● **Challenge**: From the very first line of the data to the line containing "(hOut) at (778,212)", retype everything exactly, leaving the pictures behind.

● **Exercise materials**:
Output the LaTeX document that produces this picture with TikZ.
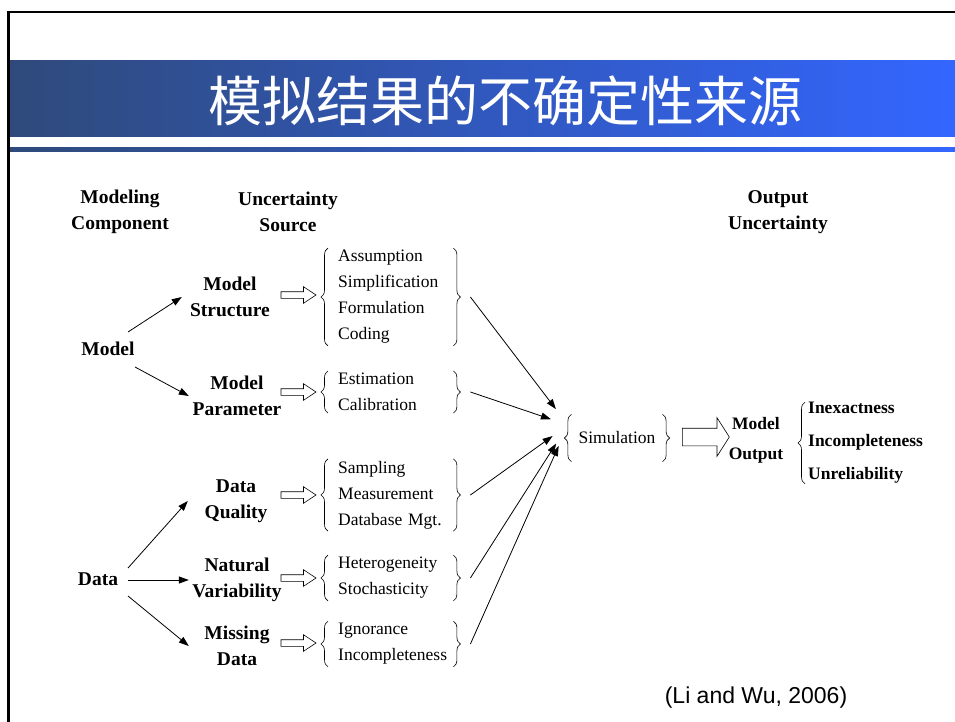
\documentclass[tikz,border=0pt]{standalone}
\usepackage{fontspec}
\setmainfont{Liberation Serif}
\newfontfamily\cjk{Noto Sans CJK SC}
\newfontfamily\citefont{Liberation Sans}
\usetikzlibrary{arrows.meta,shapes.arrows,decorations.pathreplacing}
\definecolor{barL}{RGB}{47,74,122}
\definecolor{barR}{RGB}{51,102,255}
\tikzset{
  comp/.style={font=\fontsize{19.5}{26}\selectfont\bfseries, align=center, inner sep=3pt},
  srcbox/.style={comp, text width=90pt},
  itemlist/.style={font=\fontsize{17.5}{26}\selectfont, align=left, text width=111pt, inner xsep=3pt, inner ysep=2pt, anchor=west},
  curly/.style={decorate, decoration={brace, amplitude=7pt}, line width=0.6pt},
  hollowarr/.style={single arrow, draw, line width=0.6pt, inner xsep=0pt, inner ysep=3pt, minimum height=35pt, single arrow head extend=5pt, single arrow tip angle=67},
  feedarr/.style={-{Triangle[length=10pt,width=7pt]}, line width=0.8pt},
}
\begin{document}
\begin{tikzpicture}[x=1pt, y=-1pt]
  \useasboundingbox (0,0) rectangle (955,722);
  \shade[left color=barL, right color=barR] (9.5,61) rectangle (955,137);
  \shade[left color=barL, right color=barR] (9.5,148) rectangle (955,152);
  \draw[line width=2.5pt] (8.5,722) -- (8.5,12) -- (955,12);
  \node[font=\cjk\fontsize{54}{54}\selectfont, text=white] (title) at (505,101) {模拟结果的不确定性来源};

  \node[comp] (hComp) at (120,212) {Modeling\\Component};
  \node[comp] (hSrc) at (288,212) {Uncertainty\\Source};
  \node[comp] (hOut) at (778,212) {Output\\Uncertainty};

  \node[comp] (model) at (108,349) {Model};
  \node[comp] (data) at (98,579) {Data};
  \node[srcbox] (mStruct) at (230,297) {Model\\Structure};
  \node[srcbox] (mParam) at (237,396) {Model\\Parameter};
  \node[srcbox] (dQual) at (236,501) {Data\\Quality};
  \node[srcbox] (dNat) at (237,580) {Natural\\Variability};
  \node[srcbox] (dMiss) at (237,646) {Missing\\Data};

  \draw[feedarr] ([shift={(20,-17)}]model.center) -- (mStruct.west);
  \draw[feedarr] ([shift={(27,18)}]model.center) -- (mParam.west);
  \draw[feedarr] ([shift={(30,-11)}]data.center) -- (dQual.west);
  \draw[feedarr] ([shift={(30,1)}]data.center) -- (dNat.west);
  \draw[feedarr] ([shift={(30,17)}]data.center) -- (dMiss.west);

  \node[hollowarr] (haStruct) at (296,295) {};
  \node[hollowarr] (haParam) at (296,392) {};
  \node[hollowarr] (haQual) at (296,495) {};
  \node[hollowarr] (haNat) at (296,578) {};
  \node[hollowarr] (haMiss) at (296,643) {};

  \node[itemlist] (lstStruct) at (335,297) {Assumption\\Simplification\\Formulation\\Coding};
  \node[itemlist] (lstParam) at (335,392) {Estimation\\Calibration};
  \node[itemlist] (lstQual) at (335,495) {Sampling\\Measurement\\Database Mgt.};
  \node[itemlist] (lstNat) at (335,578) {Heterogeneity\\Stochasticity};
  \node[itemlist] (lstMiss) at (335,644) {Ignorance\\Incompleteness};

  \draw[curly] ([xshift=-7pt]lstStruct.south west) -- ([xshift=-7pt]lstStruct.north west);
  \draw[curly] ([xshift=1pt]lstStruct.north east) -- ([xshift=1pt]lstStruct.south east);
  \draw[curly] ([xshift=-7pt]lstParam.south west) -- ([xshift=-7pt]lstParam.north west);
  \draw[curly] ([xshift=1pt]lstParam.north east) -- ([xshift=1pt]lstParam.south east);
  \draw[curly] ([xshift=-7pt]lstQual.south west) -- ([xshift=-7pt]lstQual.north west);
  \draw[curly] ([xshift=1pt]lstQual.north east) -- ([xshift=1pt]lstQual.south east);
  \draw[curly] ([xshift=-7pt]lstNat.south west) -- ([xshift=-7pt]lstNat.north west);
  \draw[curly] ([xshift=1pt]lstNat.north east) -- ([xshift=1pt]lstNat.south east);
  \draw[curly] ([xshift=-7pt]lstMiss.south west) -- ([xshift=-7pt]lstMiss.north west);
  \draw[curly] ([xshift=1pt]lstMiss.north east) -- ([xshift=1pt]lstMiss.south east);

  \node[font=\fontsize{17.5}{26}\selectfont, inner xsep=3pt, minimum height=47pt] (sim) at (617,438) {Simulation};
  \draw[curly] ([xshift=-4pt]sim.south west) -- ([xshift=-4pt]sim.north west);
  \draw[curly] ([xshift=4pt]sim.north east) -- ([xshift=4pt]sim.south east);
  \coordinate (hub) at (568,425);

  \draw[feedarr, shorten >=20pt] ([xshift=18pt]lstStruct.east) -- (hub);
  \draw[feedarr, shorten >=18pt] ([xshift=18pt]lstParam.east) -- (hub);
  \draw[feedarr, shorten >=19pt] ([xshift=18pt]lstQual.east) -- (hub);
  \draw[feedarr, shorten >=22pt] ([xshift=18pt]lstNat.east) -- (hub);
  \draw[feedarr, shorten >=23pt] ([xshift=18pt]lstMiss.east) -- (hub);

  \node[hollowarr, minimum height=47pt, inner ysep=8.5pt, single arrow head extend=10.5pt, single arrow tip angle=115] (bigArr) at (703,437) {};
  \node[comp, font=\fontsize{17.5}{30}\selectfont\bfseries] (mOut) at (756,440) {Model\\Output};
  \node[font=\fontsize{17.5}{33}\selectfont\bfseries, align=left, anchor=west, inner xsep=4pt, inner ysep=0pt] (lstOut) at (804,443) {Inexactness\\Incompleteness\\Unreliability};
  \draw[curly] ([xshift=1pt]lstOut.south west) -- ([xshift=1pt]lstOut.north west);

  \node[font=\citefont\fontsize{23}{23}\selectfont] (cite) at (756,698) {(Li and Wu, 2006)};
\end{tikzpicture}
\end{document}
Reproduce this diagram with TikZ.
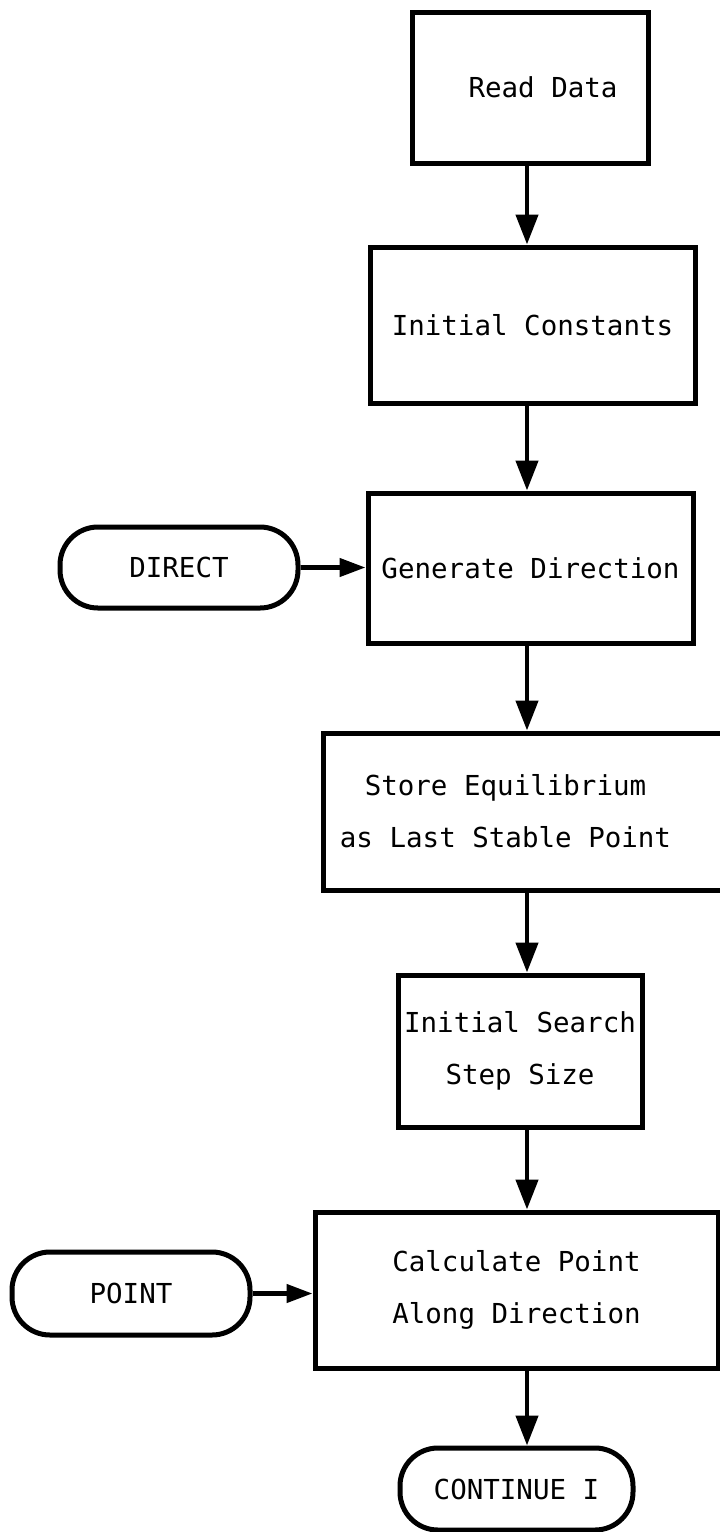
\documentclass[tikz,border=0pt]{standalone}
\usepackage{fontspec}
\setmonofont{DejaVu Sans Mono}
\usetikzlibrary{arrows.meta}
\begin{document}
\begin{tikzpicture}[x=1pt,y=-1pt,
  every node/.style={font=\ttfamily\fontsize{27.5}{52}\selectfont},
  box/.style={draw, line width=5pt, rectangle, inner sep=0pt, align=center},
  term/.style={draw, line width=5pt, rectangle, rounded corners=38pt, inner sep=0pt},
  flow/.style={line width=4.5pt, -{Triangle[length=30pt,width=22pt]}},
  feed/.style={line width=4.5pt, -{Triangle[length=26pt,width=18pt]}}]

% page frame
\fill[white] (0,0) rectangle (720,1532);
\useasboundingbox (0,0) rectangle (720,1532);

% main column of process boxes
\node[box, minimum width=236pt, minimum height=151pt] (read) at (530,87.5) {\hspace*{26pt}Read Data};
\node[box, minimum width=325pt, minimum height=156pt] (const) at (532.5,325) {Initial Constants};
\node[box, minimum width=325pt, minimum height=150pt] (gen) at (530.5,568) {Generate Direction};
\node[box, minimum width=399pt, minimum height=157pt] (store) at (522.5,811.5)
  {\hspace*{-34pt}Store Equilibrium\\\hspace*{-34pt}as Last Stable Point};
\node[box, minimum width=244pt, minimum height=152pt] (search) at (520,1051) {Initial Search\\Step Size};
\node[box, minimum width=403pt, minimum height=156pt] (calc) at (516.5,1290) {Calculate Point\\Along Direction};

% entry and exit terminals
\node[term, minimum width=238pt, minimum height=81pt] (direct) at (179,567.5) {DIRECT};
\node[term, minimum width=238pt, minimum height=83pt] (point) at (131,1293.5) {POINT};
\node[term, minimum width=233pt, minimum height=82pt] (cont) at (516.5,1489) {CONTINUE I};

% vertical flow line
\coordinate (spine) at (527,0);
\draw[flow] (spine |- read.south)   -- (spine |- const.north);
\draw[flow] (spine |- const.south)  -- (spine |- gen.north);
\draw[flow] (spine |- gen.south)    -- (spine |- store.north);
\draw[flow] (spine |- store.south)  -- (spine |- search.north);
\draw[flow] (spine |- search.south) -- (spine |- calc.north);
\draw[flow] (spine |- calc.south)   -- (spine |- cont.north);

% side entries
\draw[feed] (direct.east) -- (direct.east -| gen.west);
\draw[feed] (point.east) -- (point.east -| calc.west);
\end{tikzpicture}
\end{document}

● **Response**:
Output the LaTeX document that produces this picture with TikZ.
\documentclass[tikz,border=0pt]{standalone}
\usepackage{fontspec}
\setmainfont{Liberation Serif}
\newfontfamily\cjk{Noto Sans CJK SC}
\newfontfamily\citefont{Liberation Sans}
\usetikzlibrary{arrows.meta,shapes.arrows,decorations.pathreplacing}
\definecolor{barL}{RGB}{47,74,122}
\definecolor{barR}{RGB}{51,102,255}
\tikzset{
  comp/.style={font=\fontsize{19.5}{26}\selectfont\bfseries, align=center, inner sep=3pt},
  srcbox/.style={comp, text width=90pt},
  itemlist/.style={font=\fontsize{17.5}{26}\selectfont, align=left, text width=111pt, inner xsep=3pt, inner ysep=2pt, anchor=west},
  curly/.style={decorate, decoration={brace, amplitude=7pt}, line width=0.6pt},
  hollowarr/.style={single arrow, draw, line width=0.6pt, inner xsep=0pt, inner ysep=3pt, minimum height=35pt, single arrow head extend=5pt, single arrow tip angle=67},
  feedarr/.style={-{Triangle[length=10pt,width=7pt]}, line width=0.8pt},
}
\begin{document}
\begin{tikzpicture}[x=1pt, y=-1pt]
  \useasboundingbox (0,0) rectangle (955,722);
  \shade[left color=barL, right color=barR] (9.5,61) rectangle (955,137);
  \shade[left color=barL, right color=barR] (9.5,148) rectangle (955,152);
  \draw[line width=2.5pt] (8.5,722) -- (8.5,12) -- (955,12);
  \node[font=\cjk\fontsize{54}{54}\selectfont, text=white] (title) at (505,101) {模拟结果的不确定性来源};

  \node[comp] (hComp) at (120,212) {Modeling\\Component};
  \node[comp] (hSrc) at (288,212) {Uncertainty\\Source};
  \node[comp] (hOut) at (778,212) {Output\\Uncertainty};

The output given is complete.